A group of city comedy clubs and small theaters have sued Mayor de Blasio and Gov. Cuomo for coronavirus restrictions that have caused their venues to remain shut while other businesses have reopened in recent weeks.
In the Manhattan federal court suit, clubs including The SoHo Playhouse, Triad, The Players Theater and the New York Comedy Club, accuse the state and city of imposing lockdown restrictions arbitrarily.
“The state continues to govern impartially and arbitrarily by allowing malls, casinos, churches, movie theaters, restaurants, gyms … bowling alleys, ‘Saturday Night Live’, schools and colleges in the state to open, yet small venue theaters in Manhattan continue to be shut down,” the suit states.
The clubs argue the coronavirus infection rate in Manhattan has remained under 1 percent for months, but despite the flattened curve they’re unable to earn a living by operating their clubs because of the restrictions.

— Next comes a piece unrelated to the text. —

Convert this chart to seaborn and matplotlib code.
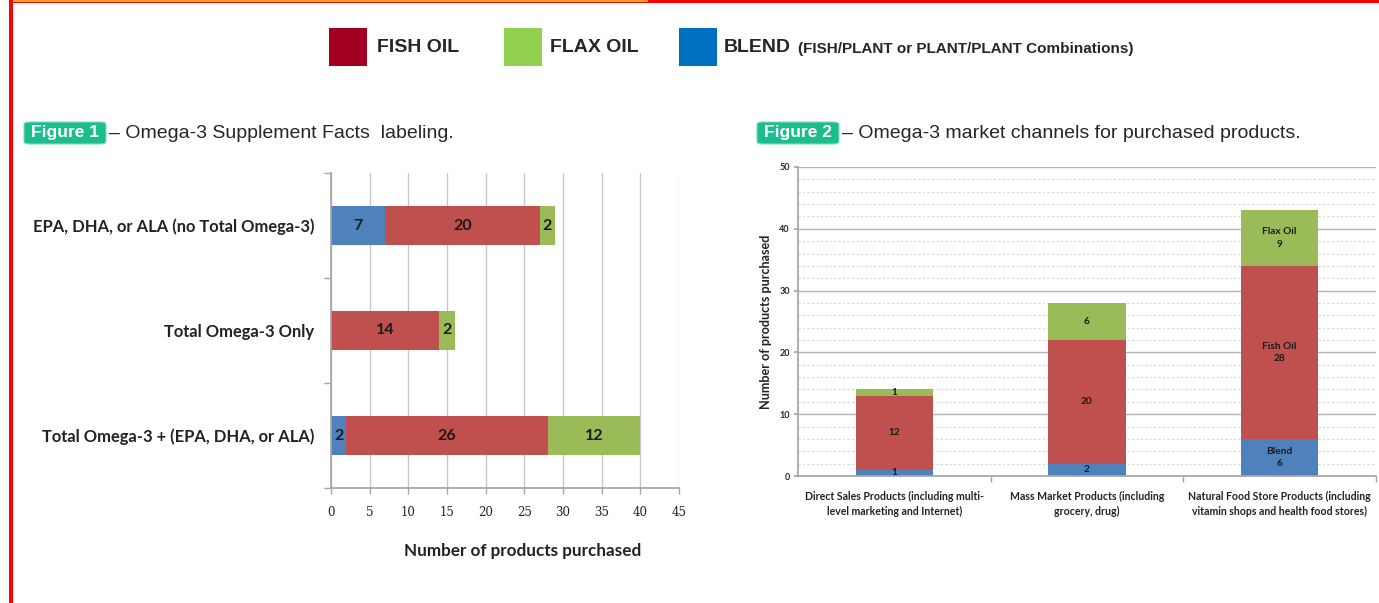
import numpy as np
import pandas as pd
import matplotlib.pyplot as plt
import seaborn as sns
from matplotlib.patches import Rectangle, FancyBboxPatch
from matplotlib.ticker import MultipleLocator, FixedLocator

sns.set_theme(style="white")
plt.rcParams['font.family'] = ['Liberation Sans', 'DejaVu Sans']

# Figure 1 - supplement facts labeling (horizontal stacked bars)
labeling = ["EPA, DHA, or ALA (no Total Omega-3)",
            "Total Omega-3 Only",
            "Total Omega-3 + (EPA, DHA, or ALA)"]
lab_blend = [7, 0, 2]
lab_fish = [20, 14, 26]
lab_flax = [2, 2, 12]
x_ticks1 = [0, 5, 10, 15, 20, 25, 30, 35, 40, 45]

# Figure 2 - market channels (vertical stacked bars)
channels = ["Direct Sales Products (including multi-\nlevel marketing and Internet)",
            "Mass Market Products (including\ngrocery, drug)",
            "Natural Food Store Products (including\nvitamin shops and health food stores)"]
ch_blend = [1, 2, 6]
ch_fish = [12, 20, 28]
ch_flax = [1, 6, 9]
ch_named = [False, False, True]
seg_names = ["Blend", "Fish Oil", "Flax Oil"]
y_ticks2 = [0, 10, 20, 30, 40, 50]

BLUE, RED, GREEN = "#4F81BD", "#C0504D", "#9BBB59"
BADGE = "#1CBC8C"
W, H = 1379, 603

fig = plt.figure(figsize=(W / 100, H / 100), dpi=100)
fig.patch.set_facecolor("white")

# -------------------------
# page frame
# -------------------------
fig.add_artist(Rectangle((10 / W, 1 - 3 / H), 1, 3 / H, transform=fig.transFigure,
                         color="#FF0000", lw=0))
fig.add_artist(Rectangle((10 / W, 1 - 1.5 / H), 638 / W, 1.5 / H, transform=fig.transFigure,
                         color="#F0A020", lw=0))
fig.add_artist(Rectangle((9 / W, 0), 4 / W, 1, transform=fig.transFigure,
                         color="#FF0000", lw=0))

# -------------------------
# top legend
# -------------------------
for x0, c in [(329, "#A30021"), (504, "#92D050"), (679, "#0070C0")]:
    fig.add_artist(Rectangle((x0 / W, 1 - 66 / H), 38 / W, 38 / H,
                             transform=fig.transFigure, color=c, lw=0))
fig.text(377 / W, 1 - 47 / H, "FISH OIL", fontsize=14, fontweight="bold", va="center")
fig.text(550 / W, 1 - 47 / H, "FLAX OIL", fontsize=14, fontweight="bold", va="center")
fig.text(724 / W, 1 - 47 / H, "BLEND", fontsize=14, fontweight="bold", va="center")
fig.text(798 / W, 1 - 49 / H, "(FISH/PLANT or PLANT/PLANT Combinations)",
         fontsize=11, fontweight="bold", va="center")

# -------------------------
# figure captions
# -------------------------
for bx, tx, num, cap in [(24, 109, "1", "Omega-3 Supplement Facts  labeling."),
                         (757, 842, "2", "Omega-3 market channels for purchased products.")]:
    fig.add_artist(FancyBboxPatch((bx / W, 1 - 144 / H), 82 / W, 22 / H,
                                  boxstyle="round,pad=0,rounding_size=0.004",
                                  transform=fig.transFigure, fc=BADGE, ec="#7FDCC0", lw=0.8))
    fig.text((bx + 41) / W, 1 - 133 / H, "Figure " + num, color="white", fontsize=12.5,
             fontweight="bold", ha="center", va="center")
    fig.text(tx / W, 1 - 133 / H, "\u2013 " + cap, fontsize=14, va="center")

# -------------------------
# Figure 1 chart
# -------------------------
df1 = pd.DataFrame({"label": labeling, "blend": lab_blend, "fish": lab_fish, "flax": lab_flax})
df1["c1"] = df1["blend"]
df1["c2"] = df1["blend"] + df1["fish"]
df1["c3"] = df1["c2"] + df1["flax"]

ax1 = fig.add_axes([331 / W, 1 - 488 / H, 348 / W, 315 / H])
for col, c in [("c3", GREEN), ("c2", RED), ("c1", BLUE)]:
    sns.barplot(data=df1, x=col, y="label", orient="h", color=c, saturation=1,
                width=0.38, linewidth=0, ax=ax1)

for i, row in df1.iterrows():
    start = 0
    for v in [row["blend"], row["fish"], row["flax"]]:
        if v > 0:
            ax1.text(start + v / 2, i, str(v), ha="center", va="center",
                     fontsize=11.5, fontweight="bold", family="Lato", color="#1a1a1a")
        start += v

ax1.set_xlim(0, 45)
ax1.set_ylim(2.5, -0.5)
ax1.set_xticks(x_ticks1)
ax1.set_xticklabels([str(t) for t in x_ticks1], family="DejaVu Serif", fontsize=8.5,
                    color="#222222")
ax1.tick_params(axis="x", length=4, width=1, color="#A6A6A6", pad=9, bottom=True)
ax1.tick_params(axis="y", which="major", length=0, pad=12)
ax1.set_yticklabels(labeling, family="Lato", fontweight="bold", fontsize=11.9, color="#222222")
ax1.yaxis.set_minor_locator(FixedLocator([-0.5, 0.5, 1.5, 2.5]))
ax1.tick_params(axis="y", which="minor", length=5, width=1, color="#A6A6A6", left=True)
ax1.xaxis.grid(True, color="#C8C8C8", lw=1)
ax1.set_axisbelow(True)
for s in ["top", "right"]:
    ax1.spines[s].set_visible(False)
for s in ["left", "bottom"]:
    ax1.spines[s].set_color("#A6A6A6")
ax1.set_ylabel("")
ax1.set_xlabel("Number of products purchased", family="Lato", fontweight="bold",
               fontsize=12.3, color="#222222")
ax1.xaxis.set_label_coords((523 - 331) / 348, -(551 - 488) / 315)
ax1.xaxis.label.set_va("center")

# -------------------------
# Figure 2 chart
# -------------------------
df2 = pd.DataFrame({"channel": channels, "blend": ch_blend, "fish": ch_fish, "flax": ch_flax})
df2["c1"] = df2["blend"]
df2["c2"] = df2["blend"] + df2["fish"]
df2["c3"] = df2["c2"] + df2["flax"]

ax2 = fig.add_axes([798 / W, 1 - 476 / H, 578 / W, 309 / H])
for col, c in [("c3", GREEN), ("c2", RED), ("c1", BLUE)]:
    sns.barplot(data=df2, x="channel", y=col, color=c, saturation=1,
                width=0.40, linewidth=0, ax=ax2)

for i, row in df2.iterrows():
    start = 0
    for name, v in zip(seg_names, [row["blend"], row["fish"], row["flax"]]):
        txt = f"{name}\n{v}" if ch_named[i] else str(v)
        ax2.text(i, start + v / 2, txt, ha="center", va="center", fontsize=7.3,
                 fontweight="bold", family="Lato", color="#1a1a1a", linespacing=1.5)
        start += v

ax2.set_xlim(-0.5, 2.5)
ax2.set_ylim(0, 50)
ax2.set_yticks(y_ticks2)
ax2.yaxis.set_minor_locator(MultipleLocator(2))
ax2.yaxis.grid(True, which="major", color="#B5B5B5", lw=1)
ax2.yaxis.grid(True, which="minor", color="#D5D5D5", lw=0.8, ls=(0, (2, 2)))
ax2.set_axisbelow(True)
ax2.tick_params(axis="y", which="major", labelsize=6.5, length=3, color="#A6A6A6", pad=3,
                left=True)
ax2.tick_params(axis="y", which="minor", length=0)
for t in ax2.get_yticklabels():
    t.set_family("Lato")
    t.set_fontweight("bold")
ax2.set_xticks(range(len(channels)))
ax2.set_xticklabels(channels, family="Lato", fontweight="bold", fontsize=7.6,
                    color="#222222", linespacing=1.35)
ax2.tick_params(axis="x", which="major", length=0, pad=11)
ax2.xaxis.set_minor_locator(FixedLocator([0.5, 1.5, 2.5]))
ax2.tick_params(axis="x", which="minor", length=4, color="#A6A6A6", bottom=True)
for s in ["top", "right"]:
    ax2.spines[s].set_visible(False)
for s in ["left", "bottom"]:
    ax2.spines[s].set_color("#A6A6A6")
ax2.set_xlabel("")
ax2.set_ylabel("Number of products purchased", family="Lato", fontweight="bold",
               fontsize=9.1, color="#222222", labelpad=5)

fig.savefig("out.png", dpi=100)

“Whatever latitude for constitutionally questionable orders may have existed when the pandemic was new, there is no longer legal justification for prohibiting people from earning a living if they work in or own what a governor deems a non-essential business,” the suit states.
The clubs are seeking a judge to strike down executive orders barring them from holding shows and unspecified damages.
A spokesperson for the City Law Department referred The Post to New York State officials, who did not immediately respond.
In a statement to the New York Times, Cuomo spokesperson Rich Azzopardi said he’s lost track of “frivolous suits filed against us” for actions taken to stop the spread of coronavirus.
“We are moving heaven and earth to contain this virus and we know some people are unhappy, but New York continues to have one of the lowest infection rates in the nation, and better to be unhappy than sick or worse,” he said.